Borrowing Wall Street jargon: investment grade versus Junk

Seeing as tenant covenant strength – its ability to meet its financial obligations – is such a concern for building owners, maybe the approach by the bond rating agencies to creditworthiness should help sort out what terms or jargon would be best in this discussion.

Investment grade, bonds with relatively low risk of default, have a variety of credit quality ratings, with distinctions made between high quality (‘AAA’ – “AA’) and medium quality (‘A’ – ‘BBB’). Credit ratings below this level are low credit quality, and called non-investment grade, speculative grade, high-yield bonds, or junk bonds.

There is an equivalency in the commercial real estate world by which there are properties worthy of investment by institutions, hence being investment grade, and everything less than institutional investment grade, and for the purposes of this article, junk.

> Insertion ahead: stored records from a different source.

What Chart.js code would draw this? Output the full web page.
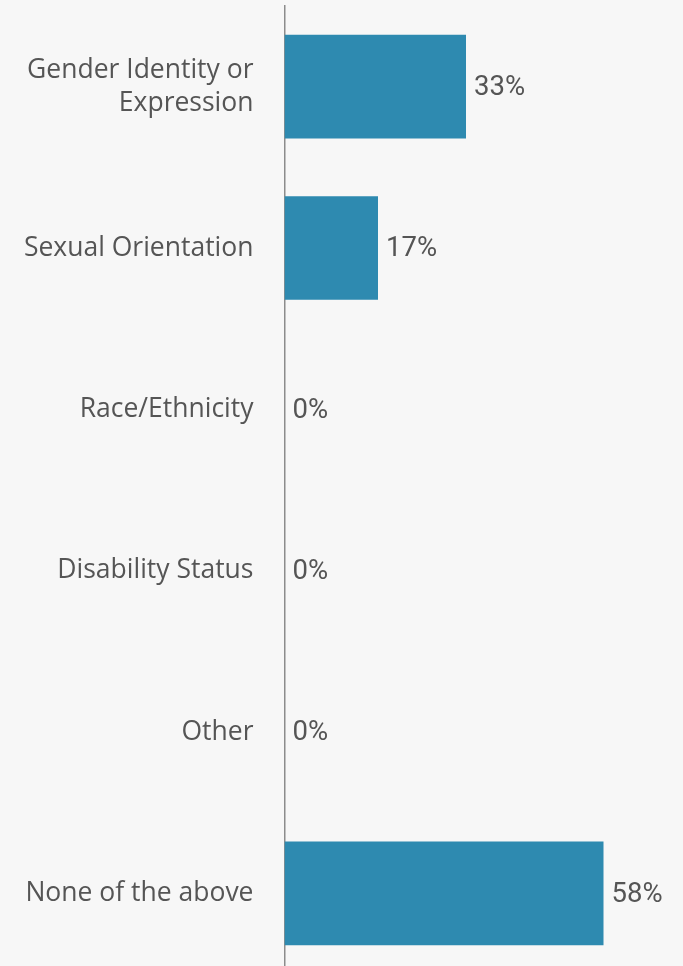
<!DOCTYPE html>
<html>
<head>
<meta charset="utf-8">
<script src="https://cdn.jsdelivr.net/npm/chart.js@4/dist/chart.umd.min.js"></script>
<style>
  html, body { margin: 0; padding: 0; background: #f7f7f7; overflow: hidden; }
  #wrap { position: relative; width: 683px; height: 974px; }
</style>
</head>
<body>
<div id="wrap"><canvas id="chart"></canvas></div>
<script>
// Share of respondents by basis of reported experience
const categories = [
  ['Gender Identity or', 'Expression'],
  'Sexual Orientation',
  'Race/Ethnicity',
  'Disability Status',
  'Other',
  'None of the above'
];
const percentValues = [33, 17, 0, 0, 0, 58];
const valueLabels = ['33%', '17%', '0%', '0%', '0%', '58%'];

const barColor = '#2e8ab0';
const textColor = '#555555';

// Paint the page background and write the percentage after each bar
const valueLabelPlugin = {
  id: 'valueLabels',
  beforeDraw(chart) {
    const ctx = chart.ctx;
    ctx.save();
    ctx.fillStyle = '#f7f7f7';
    ctx.fillRect(0, 0, chart.width, chart.height);
    ctx.restore();
  },
  afterDatasetsDraw(chart) {
    const ctx = chart.ctx;
    const meta = chart.getDatasetMeta(0);
    ctx.save();
    ctx.font = '27.5px Roboto, "Liberation Sans", Arial, sans-serif';
    ctx.fillStyle = textColor;
    ctx.textAlign = 'left';
    ctx.textBaseline = 'middle';
    meta.data.forEach((bar, i) => {
      ctx.fillText(valueLabels[i], bar.x + 8, bar.y + 1.5);
    });
    ctx.restore();
  }
};

new Chart(document.getElementById('chart'), {
  type: 'bar',
  data: {
    labels: categories,
    datasets: [{
      data: percentValues,
      backgroundColor: barColor,
      borderWidth: 0,
      categoryPercentage: 1,
      barPercentage: 0.643
    }]
  },
  options: {
    indexAxis: 'y',
    responsive: true,
    maintainAspectRatio: false,
    animation: false,
    layout: { padding: { top: 6, right: 13.5, bottom: 0, left: 0 } },
    plugins: {
      legend: { display: false },
      tooltip: { enabled: false }
    },
    scales: {
      x: {
        display: false,
        min: 0,
        max: 70
      },
      y: {
        afterFit(scale) {
          // fixed label column; no extra vertical room for the tick labels
          scale.width = 284.5;
          scale.paddingTop = 0;
          scale.paddingBottom = 0;
        },
        grid: { display: false, drawTicks: false },
        border: { display: true, color: '#8c8c8c', width: 1.5 },
        ticks: {
          padding: 31,
          color: textColor,
          font: { family: '"Open Sans", "Noto Sans", sans-serif', size: 26.5, lineHeight: 1.25 }
        }
      }
    }
  },
  plugins: [valueLabelPlugin]
});
</script>
</body>
</html>
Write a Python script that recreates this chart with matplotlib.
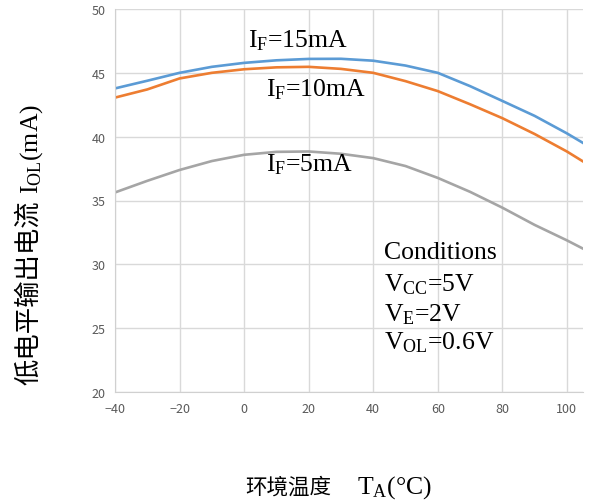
import numpy as np
import matplotlib.pyplot as plt

plt.rcParams['mathtext.fontset'] = 'custom'
plt.rcParams['mathtext.rm'] = 'Liberation Serif'
plt.rcParams['mathtext.it'] = 'Liberation Serif'

# temperature points (degC)
temps = [-40, -30, -20, -10, 0, 10, 20, 30, 40, 50, 60, 70, 80, 90, 100, 105]

# low level output current IOL (mA)
iol_15ma = [43.78, 44.38, 45.0, 45.47, 45.78, 45.98, 46.09, 46.1, 45.95, 45.57,
            45.0, 43.96, 42.8, 41.63, 40.26, 39.51]
iol_10ma = [43.06, 43.7, 44.56, 45.0, 45.28, 45.43, 45.47, 45.31, 45.0, 44.35,
            43.57, 42.54, 41.45, 40.21, 38.84, 38.06]
iol_5ma = [35.63, 36.54, 37.39, 38.09, 38.58, 38.81, 38.84, 38.66, 38.32, 37.7,
           36.77, 35.68, 34.44, 33.09, 31.88, 31.23]

xticks = [-40, -20, 0, 20, 40, 60, 80, 100]
yticks = [20, 25, 30, 35, 40, 45, 50]

serif = 'Liberation Serif'
cjk = 'Noto Sans CJK SC'


def main():
    W, H = 590, 502
    fig = plt.figure(figsize=(5.9, 5.02), dpi=100)
    ax = fig.add_axes([115 / W, 1 - 393 / H, (583 - 115) / W, (393 - 10) / H])

    ax.plot(temps, iol_15ma, color='#5B9BD5', linewidth=1.9)
    ax.plot(temps, iol_10ma, color='#ED7D31', linewidth=1.9)
    ax.plot(temps, iol_5ma, color='#A5A5A5', linewidth=1.9)

    ax.set_xlim(-40, 105)
    ax.set_ylim(20, 50)
    ax.set_xticks(xticks)
    ax.set_yticks(yticks)
    ax.grid(True, color='#d9d9d9', linewidth=1.0)
    ax.set_axisbelow(True)
    for side in ['top', 'right']:
        ax.spines[side].set_visible(False)
    for side in ['left', 'bottom']:
        ax.spines[side].set_color('#d0d0d0')
    ax.tick_params(length=0, labelsize=9, labelcolor='#595959', pad=7)
    for lab in ax.get_xticklabels() + ax.get_yticklabels():
        lab.set_family(cjk)

    fs = 18.5
    ax.text(1.3, 47.07, r'I$_\mathregular{F}$=15mA', family=serif, fontsize=fs, va='baseline')
    ax.text(6.8, 43.24, r'I$_\mathregular{F}$=10mA', family=serif, fontsize=fs, va='baseline')
    ax.text(6.8, 37.36, r'I$_\mathregular{F}$=5mA', family=serif, fontsize=fs, va='baseline')

    ax.text(43.2, 30.5, 'Conditions', family=serif, fontsize=fs, va='baseline')
    ax.text(43.2, 27.92, r'V$_\mathregular{CC}$=5V', family=serif, fontsize=fs, va='baseline')
    ax.text(43.2, 25.59, r'V$_\mathregular{E}$=2V', family=serif, fontsize=fs, va='baseline')
    ax.text(43.2, 23.38, r'V$_\mathregular{OL}$=0.6V', family=serif, fontsize=fs, va='baseline')

    # y label: Chinese part and the symbol part drawn separately
    fig.text(29 / W, 1 - 292.5 / H, '低电平输出电流', family=cjk, fontsize=19,
             rotation=90, ha='center', va='center')
    fig.text(32 / W, 1 - 149 / H, r'I$_\mathregular{OL}$(mA)', family=serif, fontsize=fs,
             rotation=90, ha='center', va='center')

    # x label
    fig.text(288 / W, 1 - 494 / H, '环境温度', family=cjk, fontsize=15.5,
             ha='center', va='baseline')
    fig.text(357 / W, 1 - 494 / H, r'T$_\mathregular{A}$(°C)', family=serif, fontsize=fs,
             ha='left', va='baseline')

    fig.savefig('out.png', dpi=100)


if __name__ == '__main__':
    main()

“Invisible” tenants in “Junk” buildings

Shopify began its life as an invisible tenant in a junk building. It took about 6 years to get to a stage where they were visible to the venture capital world. The funding rounds drove their growth to a stage that they occupied enough space in a visible junk building that they became visible to the office leasing brokerage community. Their IPO resulted in a transition to an investment-grade office tower.

Perhaps it is that ecosystem of invisible tenants in junk buildings that is a vital indicator for the strength of a local office leasing market, and is a market segment worthy of more research and tracking.

By the way, there is nothing inherently bad about being classified as “junk”. Most of the real estate world is classified that way.